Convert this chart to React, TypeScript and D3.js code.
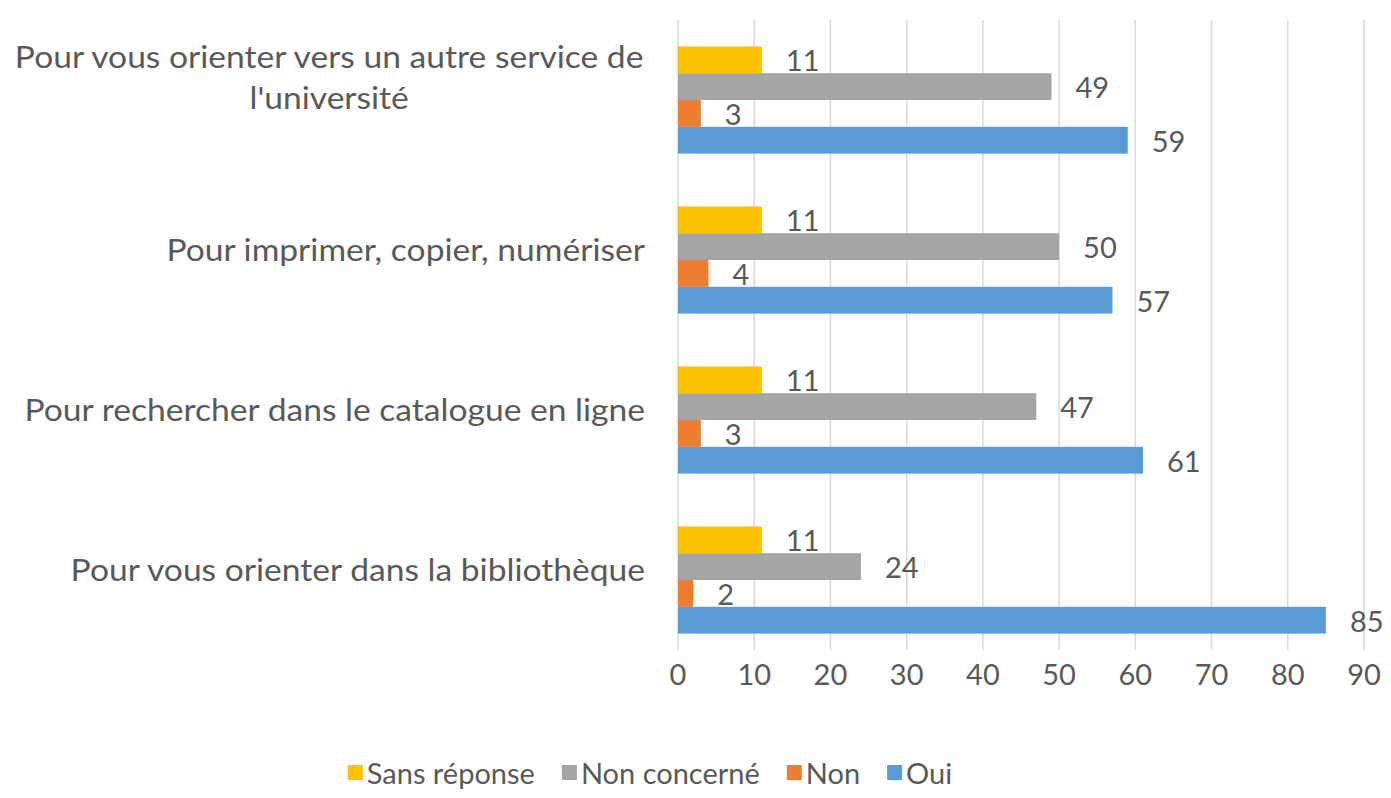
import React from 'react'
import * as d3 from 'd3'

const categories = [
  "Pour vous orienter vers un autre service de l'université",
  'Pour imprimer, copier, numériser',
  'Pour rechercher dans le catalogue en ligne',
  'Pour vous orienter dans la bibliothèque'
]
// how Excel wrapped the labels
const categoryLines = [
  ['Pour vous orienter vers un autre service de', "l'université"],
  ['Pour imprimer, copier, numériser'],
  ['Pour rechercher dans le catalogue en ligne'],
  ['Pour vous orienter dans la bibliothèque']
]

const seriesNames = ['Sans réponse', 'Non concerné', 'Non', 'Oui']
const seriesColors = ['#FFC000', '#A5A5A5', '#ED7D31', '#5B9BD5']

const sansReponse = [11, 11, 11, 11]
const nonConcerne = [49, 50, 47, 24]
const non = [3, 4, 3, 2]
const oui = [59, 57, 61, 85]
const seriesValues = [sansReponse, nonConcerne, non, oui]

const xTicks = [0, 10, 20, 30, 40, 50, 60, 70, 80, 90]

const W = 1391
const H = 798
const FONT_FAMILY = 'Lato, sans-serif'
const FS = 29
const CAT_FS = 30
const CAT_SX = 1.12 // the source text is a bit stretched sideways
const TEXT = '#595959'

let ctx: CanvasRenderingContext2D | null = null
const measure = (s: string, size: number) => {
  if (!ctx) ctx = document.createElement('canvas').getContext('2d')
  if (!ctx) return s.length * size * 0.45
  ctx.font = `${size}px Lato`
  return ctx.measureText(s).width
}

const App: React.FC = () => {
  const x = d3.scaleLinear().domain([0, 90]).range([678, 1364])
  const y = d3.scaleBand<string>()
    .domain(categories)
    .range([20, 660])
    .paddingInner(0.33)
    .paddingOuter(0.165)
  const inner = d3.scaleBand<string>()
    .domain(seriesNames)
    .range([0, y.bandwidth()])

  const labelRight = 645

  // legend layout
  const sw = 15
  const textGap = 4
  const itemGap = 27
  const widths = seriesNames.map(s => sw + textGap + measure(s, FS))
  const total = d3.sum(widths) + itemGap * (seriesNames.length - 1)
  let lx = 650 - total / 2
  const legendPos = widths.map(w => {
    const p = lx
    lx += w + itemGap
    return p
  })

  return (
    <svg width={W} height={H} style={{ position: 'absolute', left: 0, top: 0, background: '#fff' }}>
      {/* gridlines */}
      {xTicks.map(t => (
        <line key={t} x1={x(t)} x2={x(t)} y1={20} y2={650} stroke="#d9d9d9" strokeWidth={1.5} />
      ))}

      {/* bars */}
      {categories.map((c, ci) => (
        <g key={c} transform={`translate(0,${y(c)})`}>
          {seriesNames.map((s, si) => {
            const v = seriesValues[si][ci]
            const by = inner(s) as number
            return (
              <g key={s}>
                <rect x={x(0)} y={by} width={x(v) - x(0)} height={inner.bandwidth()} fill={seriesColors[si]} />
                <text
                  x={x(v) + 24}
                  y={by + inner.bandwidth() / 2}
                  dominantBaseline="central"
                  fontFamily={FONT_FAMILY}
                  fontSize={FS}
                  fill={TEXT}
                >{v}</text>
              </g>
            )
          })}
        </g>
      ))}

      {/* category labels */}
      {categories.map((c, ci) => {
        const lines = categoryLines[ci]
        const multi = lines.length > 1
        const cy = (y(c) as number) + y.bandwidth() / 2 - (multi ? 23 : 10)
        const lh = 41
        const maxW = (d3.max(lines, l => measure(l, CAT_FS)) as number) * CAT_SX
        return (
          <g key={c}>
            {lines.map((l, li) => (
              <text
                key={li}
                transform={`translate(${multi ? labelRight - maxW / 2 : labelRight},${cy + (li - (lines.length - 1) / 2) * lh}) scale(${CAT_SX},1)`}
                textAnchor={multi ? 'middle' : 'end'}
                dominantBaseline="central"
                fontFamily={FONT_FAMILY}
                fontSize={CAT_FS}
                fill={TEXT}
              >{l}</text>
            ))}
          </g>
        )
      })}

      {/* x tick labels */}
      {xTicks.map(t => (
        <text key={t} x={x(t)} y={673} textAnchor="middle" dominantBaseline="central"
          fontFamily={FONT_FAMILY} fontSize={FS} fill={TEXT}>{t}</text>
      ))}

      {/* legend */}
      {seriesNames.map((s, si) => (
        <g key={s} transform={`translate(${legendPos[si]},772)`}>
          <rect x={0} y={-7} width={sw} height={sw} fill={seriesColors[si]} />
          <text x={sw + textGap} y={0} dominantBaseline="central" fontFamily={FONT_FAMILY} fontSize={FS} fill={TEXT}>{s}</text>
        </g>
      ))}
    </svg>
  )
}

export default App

## Requirements
Write out exactly the lines between the start of the data and the line with "import * as d3 from 'd3'", including both, but none of the pictures.

## Task answer
Convert this chart to React, TypeScript and D3.js code.
import React from 'react'
import * as d3 from 'd3'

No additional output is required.